RAW DATA:
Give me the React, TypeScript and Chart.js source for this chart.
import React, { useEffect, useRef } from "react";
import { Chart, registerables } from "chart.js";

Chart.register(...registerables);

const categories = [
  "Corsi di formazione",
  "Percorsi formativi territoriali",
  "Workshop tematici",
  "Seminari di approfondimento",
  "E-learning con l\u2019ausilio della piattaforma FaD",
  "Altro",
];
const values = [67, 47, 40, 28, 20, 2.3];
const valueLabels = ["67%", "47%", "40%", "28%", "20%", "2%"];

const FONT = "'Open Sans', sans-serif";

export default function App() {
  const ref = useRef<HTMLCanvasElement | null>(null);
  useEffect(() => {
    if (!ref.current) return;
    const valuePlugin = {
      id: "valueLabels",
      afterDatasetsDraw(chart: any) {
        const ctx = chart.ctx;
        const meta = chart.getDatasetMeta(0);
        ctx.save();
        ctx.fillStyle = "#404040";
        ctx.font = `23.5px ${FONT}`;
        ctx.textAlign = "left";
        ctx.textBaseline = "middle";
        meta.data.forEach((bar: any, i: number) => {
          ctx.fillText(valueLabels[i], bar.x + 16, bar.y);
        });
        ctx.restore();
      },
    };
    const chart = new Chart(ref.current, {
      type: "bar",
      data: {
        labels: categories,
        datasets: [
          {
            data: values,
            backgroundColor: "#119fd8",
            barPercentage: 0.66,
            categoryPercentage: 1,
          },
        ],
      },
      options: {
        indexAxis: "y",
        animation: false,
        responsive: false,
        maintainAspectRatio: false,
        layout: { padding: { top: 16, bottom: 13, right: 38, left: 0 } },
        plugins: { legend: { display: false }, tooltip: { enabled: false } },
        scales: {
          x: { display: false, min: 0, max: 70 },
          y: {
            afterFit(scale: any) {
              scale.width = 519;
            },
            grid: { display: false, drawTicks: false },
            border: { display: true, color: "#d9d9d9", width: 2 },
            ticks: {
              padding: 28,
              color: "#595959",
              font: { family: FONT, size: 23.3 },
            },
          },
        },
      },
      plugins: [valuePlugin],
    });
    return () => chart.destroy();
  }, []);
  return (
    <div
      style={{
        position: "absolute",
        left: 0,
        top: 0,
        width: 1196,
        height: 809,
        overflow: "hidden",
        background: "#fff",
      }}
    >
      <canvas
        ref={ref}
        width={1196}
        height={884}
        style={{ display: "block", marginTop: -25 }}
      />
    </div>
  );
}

AIM: Return all of the data exactly as it reads.

SOLVED PROBLEM:
Give me the React, TypeScript and Chart.js source for this chart.
import React, { useEffect, useRef } from "react";
import { Chart, registerables } from "chart.js";

Chart.register(...registerables);

const categories = [
  "Corsi di formazione",
  "Percorsi formativi territoriali",
  "Workshop tematici",
  "Seminari di approfondimento",
  "E-learning con l\u2019ausilio della piattaforma FaD",
  "Altro",
];
const values = [67, 47, 40, 28, 20, 2.3];
const valueLabels = ["67%", "47%", "40%", "28%", "20%", "2%"];

const FONT = "'Open Sans', sans-serif";

export default function App() {
  const ref = useRef<HTMLCanvasElement | null>(null);
  useEffect(() => {
    if (!ref.current) return;
    const valuePlugin = {
      id: "valueLabels",
      afterDatasetsDraw(chart: any) {
        const ctx = chart.ctx;
        const meta = chart.getDatasetMeta(0);
        ctx.save();
        ctx.fillStyle = "#404040";
        ctx.font = `23.5px ${FONT}`;
        ctx.textAlign = "left";
        ctx.textBaseline = "middle";
        meta.data.forEach((bar: any, i: number) => {
          ctx.fillText(valueLabels[i], bar.x + 16, bar.y);
        });
        ctx.restore();
      },
    };
    const chart = new Chart(ref.current, {
      type: "bar",
      data: {
        labels: categories,
        datasets: [
          {
            data: values,
            backgroundColor: "#119fd8",
            barPercentage: 0.66,
            categoryPercentage: 1,
          },
        ],
      },
      options: {
        indexAxis: "y",
        animation: false,
        responsive: false,
        maintainAspectRatio: false,
        layout: { padding: { top: 16, bottom: 13, right: 38, left: 0 } },
        plugins: { legend: { display: false }, tooltip: { enabled: false } },
        scales: {
          x: { display: false, min: 0, max: 70 },
          y: {
            afterFit(scale: any) {
              scale.width = 519;
            },
            grid: { display: false, drawTicks: false },
            border: { display: true, color: "#d9d9d9", width: 2 },
            ticks: {
              padding: 28,
              color: "#595959",
              font: { family: FONT, size: 23.3 },
            },
          },
        },
      },
      plugins: [valuePlugin],
    });
    return () => chart.destroy();
  }, []);
  return (
    <div
      style={{
        position: "absolute",
        left: 0,
        top: 0,
        width: 1196,
        height: 809,
        overflow: "hidden",
        background: "#fff",
      }}
    >
      <canvas
        ref={ref}
        width={1196}
        height={884}
        style={{ display: "block", marginTop: -25 }}
      />
    </div>
  );
}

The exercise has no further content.